• **DO THIS**
Transcribe the whole listing below without changing a word, but leave out every image.

• **PROVIDED MATERIAL**

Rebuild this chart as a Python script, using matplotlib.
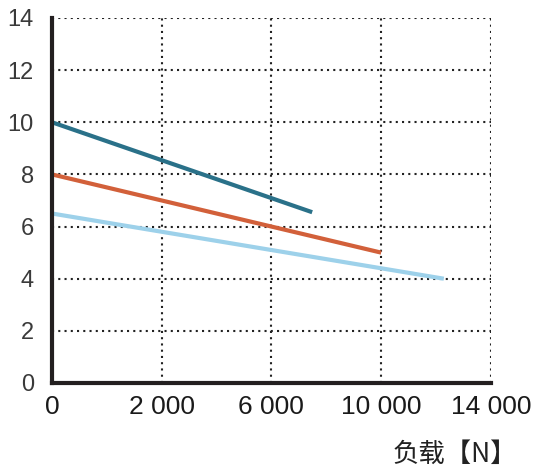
import numpy as np
import matplotlib.pyplot as plt

plt.rcParams['font.family'] = ['Liberation Sans', 'Noto Sans CJK SC', 'DejaVu Sans']

# 轴刻度（按原图标注）
x_ticks = [0, 3500, 7000, 10500, 14000]
x_labels = ['0', '2 000', '6 000', '10 000', '14 000']
y_ticks = [0, 2, 4, 6, 8, 10, 12, 14]

# 三条曲线
x_dark = [0, 8300]
y_dark = [10.0, 6.55]
x_orange = [0, 10500]
y_orange = [8.0, 5.0]
x_light = [0, 12500]
y_light = [6.5, 4.0]

fig = plt.figure(figsize=(5.4, 4.73), dpi=100)
ax = fig.add_axes([0.0963, 0.1903, 0.8127, 0.7717])

ax.plot(x_light, y_light, color='#9dd1ea', lw=3, solid_capstyle='butt')
ax.plot(x_orange, y_orange, color='#d2603a', lw=3, solid_capstyle='butt')
ax.plot(x_dark, y_dark, color='#2a7189', lw=3, solid_capstyle='butt')

ax.set_xlim(0, 14000)
ax.set_ylim(0, 14)
ax.set_xticks(x_ticks)
ax.set_xticklabels(x_labels)
ax.set_yticks(y_ticks)

ax.grid(True, color='#222222', linestyle=(0, (1, 2.0)), lw=1.5)
ax.set_axisbelow(True)

for s in ['top', 'right']:
    ax.spines[s].set_visible(False)
for s in ['left', 'bottom']:
    ax.spines[s].set_linewidth(3)
    ax.spines[s].set_color('#231f20')

ax.tick_params(axis='y', length=0, pad=13, labelsize=17, labelcolor='#3a3a3a')
ax.tick_params(axis='x', length=0, pad=9, labelsize=19, labelcolor='#1a1a1a')

fig.text(0.958, 0.01, '负载【N】', ha='right', va='bottom', fontsize=19,
         family=['Noto Sans CJK SC', 'DejaVu Sans'], color='#222222')

plt.savefig('out.png', dpi=100)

• **RESULT**
Rebuild this chart as a Python script, using matplotlib.
import numpy as np
import matplotlib.pyplot as plt

plt.rcParams['font.family'] = ['Liberation Sans', 'Noto Sans CJK SC', 'DejaVu Sans']

# 轴刻度（按原图标注）
x_ticks = [0, 3500, 7000, 10500, 14000]
x_labels = ['0', '2 000', '6 000', '10 000', '14 000']
y_ticks = [0, 2, 4, 6, 8, 10, 12, 14]

# 三条曲线
x_dark = [0, 8300]
y_dark = [10.0, 6.55]
x_orange = [0, 10500]
y_orange = [8.0, 5.0]
x_light = [0, 12500]
y_light = [6.5, 4.0]

fig = plt.figure(figsize=(5.4, 4.73), dpi=100)
ax = fig.add_axes([0.0963, 0.1903, 0.8127, 0.7717])

ax.plot(x_light, y_light, color='#9dd1ea', lw=3, solid_capstyle='butt')
ax.plot(x_orange, y_orange, color='#d2603a', lw=3, solid_capstyle='butt')
ax.plot(x_dark, y_dark, color='#2a7189', lw=3, solid_capstyle='butt')

ax.set_xlim(0, 14000)
ax.set_ylim(0, 14)
ax.set_xticks(x_ticks)
ax.set_xticklabels(x_labels)
ax.set_yticks(y_ticks)

ax.grid(True, color='#222222', linestyle=(0, (1, 2.0)), lw=1.5)
ax.set_axisbelow(True)

for s in ['top', 'right']:
    ax.spines[s].set_visible(False)
for s in ['left', 'bottom']:
    ax.spines[s].set_linewidth(3)
    ax.spines[s].set_color('#231f20')

ax.tick_params(axis='y', length=0, pad=13, labelsize=17, labelcolor='#3a3a3a')
ax.tick_params(axis='x', length=0, pad=9, labelsize=19, labelcolor='#1a1a1a')

fig.text(0.958, 0.01, '负载【N】', ha='right', va='bottom', fontsize=19,
         family=['Noto Sans CJK SC', 'DejaVu Sans'], color='#222222')

plt.savefig('out.png', dpi=100)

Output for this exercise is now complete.